Au début, quand on sortait, sa mère ne disait pas grand-chose mais, à force, s’est développée comme une sorte de jalousie parce qu’on sortait plus souvent qu’elle. Au bout de quelques mois, ça a dégénéré et j’en ai souffert. Mon copain m’a dit que sa mère était jalouse des femmes qui étaient avec son fils et que je l’accaparais. Elle a même dit à son fils dans mon dos : « Vous êtes pas faits pour être ensemble. » Les critiques de la grand-mère de mon copain et de ma belle-mère étaient toujours les mêmes, et dures à entendre : « Faut sortir le chien », « Vous êtes toujours dans votre piaule », « Je ne nourris pas des fainéants », « C’est pas vous qui payez », « Vous sortez encore »… Une fois, elles nous ont dit que si on rentrait tard, elles nous fermeraient la porte à clé et qu’on devrait se débrouiller pour dormir.
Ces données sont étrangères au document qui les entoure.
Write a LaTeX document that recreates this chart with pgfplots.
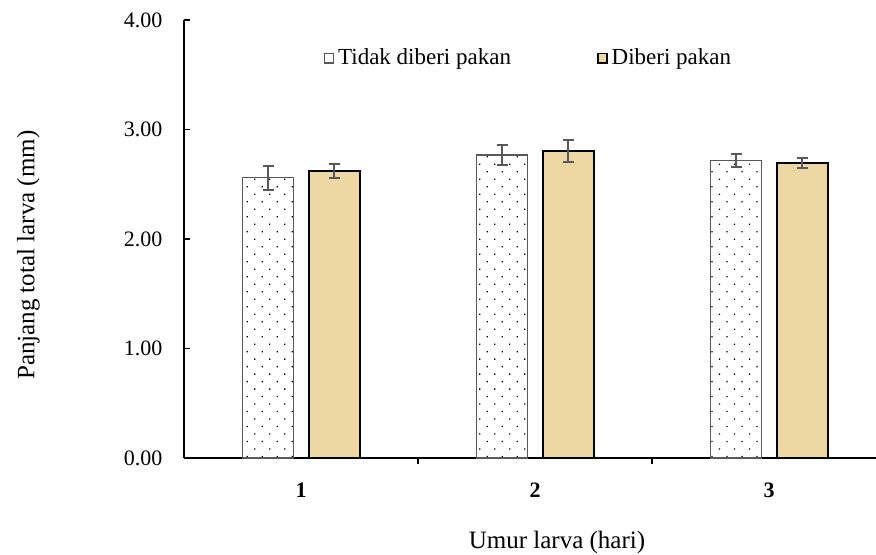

Des fois, j’en pleurais, ça devenait une habitude. Alors, quand mes amies me demandaient si on pouvait sortir, je n’osais pas, de peur d’avoir une réaction négative ou des remarques.

Mais je n’avais pas le choix de rester parce que je n’avais pas de revenus.

Il avait peur qu’en partant, j’aille voir ailleurs

Je n’ai pas voulu me laisser aller pour autant, je voulais m’en sortir dans ma vie professionnelle, prouver que j’étais une battante. J’ai eu des difficultés dans ma scolarité, ce qui m’a poussée à partir du milieu scolaire en 2017, en terminale ST2S. Puis j’ai eu des problèmes de dépression. J’ai trouvé l’E2C (École de la Deuxième Chance) à Melun en mars 2018, une formation qui aide les 17-25 ans sortis du milieu scolaire ou qui n’ont pas de travail fixe à trouver soit une formation soit un emploi. J’ai été admise et j’ai trouvé le métier de ma vie ! Le 28 novembre 2019, j’ai été embauchée en alternance à Villeneuve-Saint-Georges en tant qu’accompagnant éducatif et social, en CDD à Noisiel. Je vais donc gagner mon premier salaire pour avoir mon appartement. Enfin une bonne nouvelle qui va changer ma vie !

À sa majorité, Jeff est parti de la Guadeloupe pour s’installer seul à Paris. Il a découvert l’indépendance, ses libertés et ses contraintes : « J’ai pris mon indépendance à 8000 km de chez moi »

Toute fière, j’ai dit à mon copain que j’avais été embauchée et que j’allais devoir louer un petit studio à Relais Jeunes à Torcy, à une heure et demie de chez lui… jusqu’à la fin de ma formation d’un an. Sa réaction nonchalante m’a interpellée. Il me faisait la tête, il avait peur qu’en partant, j’aille voir ailleurs. J’ai dit pour le rassurer : « Ce n’est pas parce que je vais partir que je vais t’oublier. » Et : « J’ai envie d’avoir mon indépendance, pour pouvoir avoir une vie privée avec toi et vivre sans contraintes et critiques sur comment je vis ma vie personnelle. » Il a confirmé que même si on allait se voir moins souvent qu’avant, le côté positif, c’était qu’on pourrait vivre indépendamment, sans personne pour nous dicter notre façon de vivre.

Et j’ai appris une autre bonne nouvelle récemment : mon copain a obtenu un CDI de conducteur d’engin dans le forestier. Mon copain et moi voyons notre avenir ensemble s’approcher et devenir une réalité. Une vie à deux dans un appartement, avec notre travail, des animaux, et peut-être plus tard une famille épanouie, avec des amis.